▸ Exercise description: Transcribe the full listing exactly, and drop every picture.

↓

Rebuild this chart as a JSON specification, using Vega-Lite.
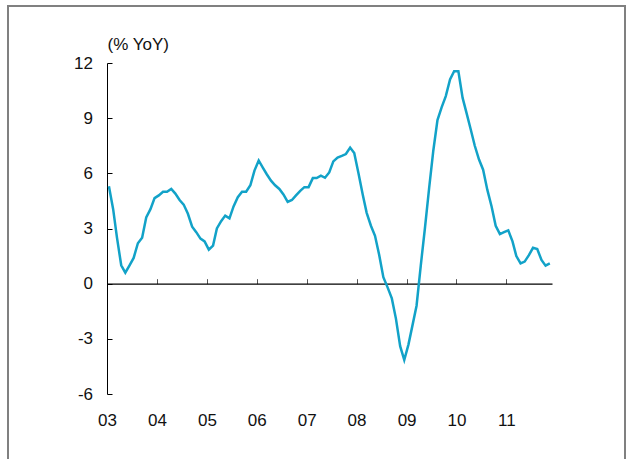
{
  "$schema": "https://vega.github.io/schema/vega-lite/v6.json",
  "autosize": "none",
  "padding": {"left": 8, "top": 6, "right": 4, "bottom": 0},
  "width": 617,
  "height": 454,
  "config": {
    "view": {"stroke": "#808080", "strokeWidth": 2},
    "font": "Liberation Sans"
  },
  "data": {"values": [
    {"d":"2003-01-15","v":5.3},{"d":"2003-02-15","v":4.05},{"d":"2003-03-15","v":2.5},{"d":"2003-04-15","v":1.0},{"d":"2003-05-15","v":0.6},{"d":"2003-06-15","v":1.0},{"d":"2003-07-15","v":1.4},{"d":"2003-08-15","v":2.2},{"d":"2003-09-15","v":2.5},{"d":"2003-10-15","v":3.6},{"d":"2003-11-15","v":4.05},{"d":"2003-12-15","v":4.65},
    {"d":"2004-01-15","v":4.8},{"d":"2004-02-15","v":5.0},{"d":"2004-03-15","v":5.0},{"d":"2004-04-15","v":5.15},{"d":"2004-05-15","v":4.9},{"d":"2004-06-15","v":4.55},{"d":"2004-07-15","v":4.3},{"d":"2004-08-15","v":3.8},{"d":"2004-09-15","v":3.1},{"d":"2004-10-15","v":2.8},{"d":"2004-11-15","v":2.45},{"d":"2004-12-15","v":2.3},
    {"d":"2005-01-15","v":1.85},{"d":"2005-02-15","v":2.07},{"d":"2005-03-15","v":3.0},{"d":"2005-04-15","v":3.4},{"d":"2005-05-15","v":3.7},{"d":"2005-06-15","v":3.55},{"d":"2005-07-15","v":4.2},{"d":"2005-08-15","v":4.7},{"d":"2005-09-15","v":5.0},{"d":"2005-10-15","v":5.0},{"d":"2005-11-15","v":5.35},{"d":"2005-12-15","v":6.15},
    {"d":"2006-01-15","v":6.7},{"d":"2006-02-15","v":6.3},{"d":"2006-03-15","v":5.95},{"d":"2006-04-15","v":5.6},{"d":"2006-05-15","v":5.35},{"d":"2006-06-15","v":5.15},{"d":"2006-07-15","v":4.85},{"d":"2006-08-15","v":4.45},{"d":"2006-09-15","v":4.55},{"d":"2006-10-15","v":4.8},{"d":"2006-11-15","v":5.05},{"d":"2006-12-15","v":5.25},
    {"d":"2007-01-15","v":5.25},{"d":"2007-02-15","v":5.74},{"d":"2007-03-15","v":5.74},{"d":"2007-04-15","v":5.87},{"d":"2007-05-15","v":5.76},{"d":"2007-06-15","v":6.05},{"d":"2007-07-15","v":6.65},{"d":"2007-08-15","v":6.86},{"d":"2007-09-15","v":6.95},{"d":"2007-10-15","v":7.05},{"d":"2007-11-15","v":7.4},{"d":"2007-12-15","v":7.1},
    {"d":"2008-01-15","v":6.0},{"d":"2008-02-15","v":4.85},{"d":"2008-03-15","v":3.85},{"d":"2008-04-15","v":3.15},{"d":"2008-05-15","v":2.6},{"d":"2008-06-15","v":1.55},{"d":"2008-07-15","v":0.35},{"d":"2008-08-15","v":-0.2},{"d":"2008-09-15","v":-0.8},{"d":"2008-10-15","v":-1.9},{"d":"2008-11-15","v":-3.4},{"d":"2008-12-15","v":-4.15},
    {"d":"2009-01-15","v":-3.3},{"d":"2009-02-15","v":-2.2},{"d":"2009-03-15","v":-1.2},{"d":"2009-04-15","v":1.0},{"d":"2009-05-15","v":3.0},{"d":"2009-06-15","v":5.2},{"d":"2009-07-15","v":7.2},{"d":"2009-08-15","v":8.9},{"d":"2009-09-15","v":9.6},{"d":"2009-10-15","v":10.2},{"d":"2009-11-15","v":11.1},{"d":"2009-12-15","v":11.55},
    {"d":"2010-01-15","v":11.55},{"d":"2010-02-15","v":10.1},{"d":"2010-03-15","v":9.3},{"d":"2010-04-15","v":8.4},{"d":"2010-05-15","v":7.5},{"d":"2010-06-15","v":6.75},{"d":"2010-07-15","v":6.2},{"d":"2010-08-15","v":5.1},{"d":"2010-09-15","v":4.2},{"d":"2010-10-15","v":3.15},{"d":"2010-11-15","v":2.7},{"d":"2010-12-15","v":2.8},
    {"d":"2011-01-15","v":2.9},{"d":"2011-02-15","v":2.3},{"d":"2011-03-15","v":1.5},{"d":"2011-04-15","v":1.1},{"d":"2011-05-15","v":1.2},{"d":"2011-06-15","v":1.55},{"d":"2011-07-15","v":1.95},{"d":"2011-08-15","v":1.88},{"d":"2011-09-15","v":1.29},{"d":"2011-10-15","v":0.98},{"d":"2011-11-15","v":1.1}
  ]},
  "resolve": {"axis": {"x": "independent"}},
  "layer": [
    {
      "mark": {"type": "line", "color": "#12A2C8", "strokeWidth": 2.5},
      "encoding": {
        "x": {
          "field": "d", "type": "temporal",
          "scale": {"domain": [{"year": 2003, "month": 1, "date": 1}, {"year": 2011, "month": 12, "date": 1}], "range": [99, 544]},
          "axis": {
            "orient": "bottom", "offset": -66, "title": null,
            "values": [{"year":2003},{"year":2004},{"year":2005},{"year":2006},{"year":2007},{"year":2008},{"year":2009},{"year":2010},{"year":2011}],
            "format": "%y", "domain": false, "ticks": false, "grid": false, "labelFlush": false,
            "labelPadding": 18, "labelDx": 3, "labelFontSize": 17, "labelColor": "#111", "labelFont": "Liberation Sans"
          }
        },
        "y": {
          "field": "v", "type": "quantitative",
          "scale": {"domain": [-6, 12], "range": [388, 57], "nice": false, "zero": false},
          "axis": {
            "orient": "left", "offset": -99, "values": [-6, -3, 0, 3, 6, 9, 12],
            "labelExpr": "(datum.value < 0 ? '-' : '') + abs(datum.value)",
            "grid": false, "domain": true, "domainColor": "#000", "domainWidth": 1, "ticks": true, "tickColor": "#000", "tickSize": -5,
            "labelPadding": 19.5, "labelFontSize": 17, "labelColor": "#111", "labelFont": "Liberation Sans",
            "title": "(% YoY)", "titleAngle": 0, "titleAlign": "left", "titleBaseline": "alphabetic",
            "titleX": 0, "titleY": 43, "titleFontSize": 17, "titleFontWeight": "normal", "titleColor": "#111", "titleFont": "Liberation Sans"
          }
        }
      }
    },
    {
      "mark": {"type": "line", "strokeOpacity": 0},
      "encoding": {
        "x": {
          "field": "d", "type": "temporal",
          "axis": {
            "orient": "bottom", "offset": -176.33, "title": null,
            "values": [{"year":2003},{"year":2004},{"year":2005},{"year":2006},{"year":2007},{"year":2008},{"year":2009},{"year":2010},{"year":2011}],
            "labels": false, "grid": false, "domain": true, "domainColor": "#000", "domainWidth": 1.2,
            "ticks": true, "tickSize": -5, "tickColor": "#555"
          }
        },
        "y": {"field": "v", "type": "quantitative"}
      }
    }
  ]
}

↑

▸ Result of this exercise:
Rebuild this chart as a JSON specification, using Vega-Lite.
{
  "$schema": "https://vega.github.io/schema/vega-lite/v6.json",
  "autosize": "none",
  "padding": {"left": 8, "top": 6, "right": 4, "bottom": 0},
  "width": 617,
  "height": 454,
  "config": {
    "view": {"stroke": "#808080", "strokeWidth": 2},
    "font": "Liberation Sans"
  },
  "data": {"values": [
    {"d":"2003-01-15","v":5.3},{"d":"2003-02-15","v":4.05},{"d":"2003-03-15","v":2.5},{"d":"2003-04-15","v":1.0},{"d":"2003-05-15","v":0.6},{"d":"2003-06-15","v":1.0},{"d":"2003-07-15","v":1.4},{"d":"2003-08-15","v":2.2},{"d":"2003-09-15","v":2.5},{"d":"2003-10-15","v":3.6},{"d":"2003-11-15","v":4.05},{"d":"2003-12-15","v":4.65},
    {"d":"2004-01-15","v":4.8},{"d":"2004-02-15","v":5.0},{"d":"2004-03-15","v":5.0},{"d":"2004-04-15","v":5.15},{"d":"2004-05-15","v":4.9},{"d":"2004-06-15","v":4.55},{"d":"2004-07-15","v":4.3},{"d":"2004-08-15","v":3.8},{"d":"2004-09-15","v":3.1},{"d":"2004-10-15","v":2.8},{"d":"2004-11-15","v":2.45},{"d":"2004-12-15","v":2.3},
    {"d":"2005-01-15","v":1.85},{"d":"2005-02-15","v":2.07},{"d":"2005-03-15","v":3.0},{"d":"2005-04-15","v":3.4},{"d":"2005-05-15","v":3.7},{"d":"2005-06-15","v":3.55},{"d":"2005-07-15","v":4.2},{"d":"2005-08-15","v":4.7},{"d":"2005-09-15","v":5.0},{"d":"2005-10-15","v":5.0},{"d":"2005-11-15","v":5.35},{"d":"2005-12-15","v":6.15},
    {"d":"2006-01-15","v":6.7},{"d":"2006-02-15","v":6.3},{"d":"2006-03-15","v":5.95},{"d":"2006-04-15","v":5.6},{"d":"2006-05-15","v":5.35},{"d":"2006-06-15","v":5.15},{"d":"2006-07-15","v":4.85},{"d":"2006-08-15","v":4.45},{"d":"2006-09-15","v":4.55},{"d":"2006-10-15","v":4.8},{"d":"2006-11-15","v":5.05},{"d":"2006-12-15","v":5.25},
    {"d":"2007-01-15","v":5.25},{"d":"2007-02-15","v":5.74},{"d":"2007-03-15","v":5.74},{"d":"2007-04-15","v":5.87},{"d":"2007-05-15","v":5.76},{"d":"2007-06-15","v":6.05},{"d":"2007-07-15","v":6.65},{"d":"2007-08-15","v":6.86},{"d":"2007-09-15","v":6.95},{"d":"2007-10-15","v":7.05},{"d":"2007-11-15","v":7.4},{"d":"2007-12-15","v":7.1},
    {"d":"2008-01-15","v":6.0},{"d":"2008-02-15","v":4.85},{"d":"2008-03-15","v":3.85},{"d":"2008-04-15","v":3.15},{"d":"2008-05-15","v":2.6},{"d":"2008-06-15","v":1.55},{"d":"2008-07-15","v":0.35},{"d":"2008-08-15","v":-0.2},{"d":"2008-09-15","v":-0.8},{"d":"2008-10-15","v":-1.9},{"d":"2008-11-15","v":-3.4},{"d":"2008-12-15","v":-4.15},
    {"d":"2009-01-15","v":-3.3},{"d":"2009-02-15","v":-2.2},{"d":"2009-03-15","v":-1.2},{"d":"2009-04-15","v":1.0},{"d":"2009-05-15","v":3.0},{"d":"2009-06-15","v":5.2},{"d":"2009-07-15","v":7.2},{"d":"2009-08-15","v":8.9},{"d":"2009-09-15","v":9.6},{"d":"2009-10-15","v":10.2},{"d":"2009-11-15","v":11.1},{"d":"2009-12-15","v":11.55},
    {"d":"2010-01-15","v":11.55},{"d":"2010-02-15","v":10.1},{"d":"2010-03-15","v":9.3},{"d":"2010-04-15","v":8.4},{"d":"2010-05-15","v":7.5},{"d":"2010-06-15","v":6.75},{"d":"2010-07-15","v":6.2},{"d":"2010-08-15","v":5.1},{"d":"2010-09-15","v":4.2},{"d":"2010-10-15","v":3.15},{"d":"2010-11-15","v":2.7},{"d":"2010-12-15","v":2.8},
    {"d":"2011-01-15","v":2.9},{"d":"2011-02-15","v":2.3},{"d":"2011-03-15","v":1.5},{"d":"2011-04-15","v":1.1},{"d":"2011-05-15","v":1.2},{"d":"2011-06-15","v":1.55},{"d":"2011-07-15","v":1.95},{"d":"2011-08-15","v":1.88},{"d":"2011-09-15","v":1.29},{"d":"2011-10-15","v":0.98},{"d":"2011-11-15","v":1.1}
  ]},
  "resolve": {"axis": {"x": "independent"}},
  "layer": [
    {
      "mark": {"type": "line", "color": "#12A2C8", "strokeWidth": 2.5},
      "encoding": {
        "x": {
          "field": "d", "type": "temporal",
          "scale": {"domain": [{"year": 2003, "month": 1, "date": 1}, {"year": 2011, "month": 12, "date": 1}], "range": [99, 544]},
          "axis": {
            "orient": "bottom", "offset": -66, "title": null,
            "values": [{"year":2003},{"year":2004},{"year":2005},{"year":2006},{"year":2007},{"year":2008},{"year":2009},{"year":2010},{"year":2011}],
            "format": "%y", "domain": false, "ticks": false, "grid": false, "labelFlush": false,
            "labelPadding": 18, "labelDx": 3, "labelFontSize": 17, "labelColor": "#111", "labelFont": "Liberation Sans"
          }
        },
        "y": {
          "field": "v", "type": "quantitative",
          "scale": {"domain": [-6, 12], "range": [388, 57], "nice": false, "zero": false},
          "axis": {
            "orient": "left", "offset": -99, "values": [-6, -3, 0, 3, 6, 9, 12],
            "labelExpr": "(datum.value < 0 ? '-' : '') + abs(datum.value)",
            "grid": false, "domain": true, "domainColor": "#000", "domainWidth": 1, "ticks": true, "tickColor": "#000", "tickSize": -5,
            "labelPadding": 19.5, "labelFontSize": 17, "labelColor": "#111", "labelFont": "Liberation Sans",
            "title": "(% YoY)", "titleAngle": 0, "titleAlign": "left", "titleBaseline": "alphabetic",
            "titleX": 0, "titleY": 43, "titleFontSize": 17, "titleFontWeight": "normal", "titleColor": "#111", "titleFont": "Liberation Sans"
          }
        }
      }
    },
    {
      "mark": {"type": "line", "strokeOpacity": 0},
      "encoding": {
        "x": {
          "field": "d", "type": "temporal",
          "axis": {
            "orient": "bottom", "offset": -176.33, "title": null,
            "values": [{"year":2003},{"year":2004},{"year":2005},{"year":2006},{"year":2007},{"year":2008},{"year":2009},{"year":2010},{"year":2011}],
            "labels": false, "grid": false, "domain": true, "domainColor": "#000", "domainWidth": 1.2,
            "ticks": true, "tickSize": -5, "tickColor": "#555"
          }
        },
        "y": {"field": "v", "type": "quantitative"}
      }
    }
  ]
}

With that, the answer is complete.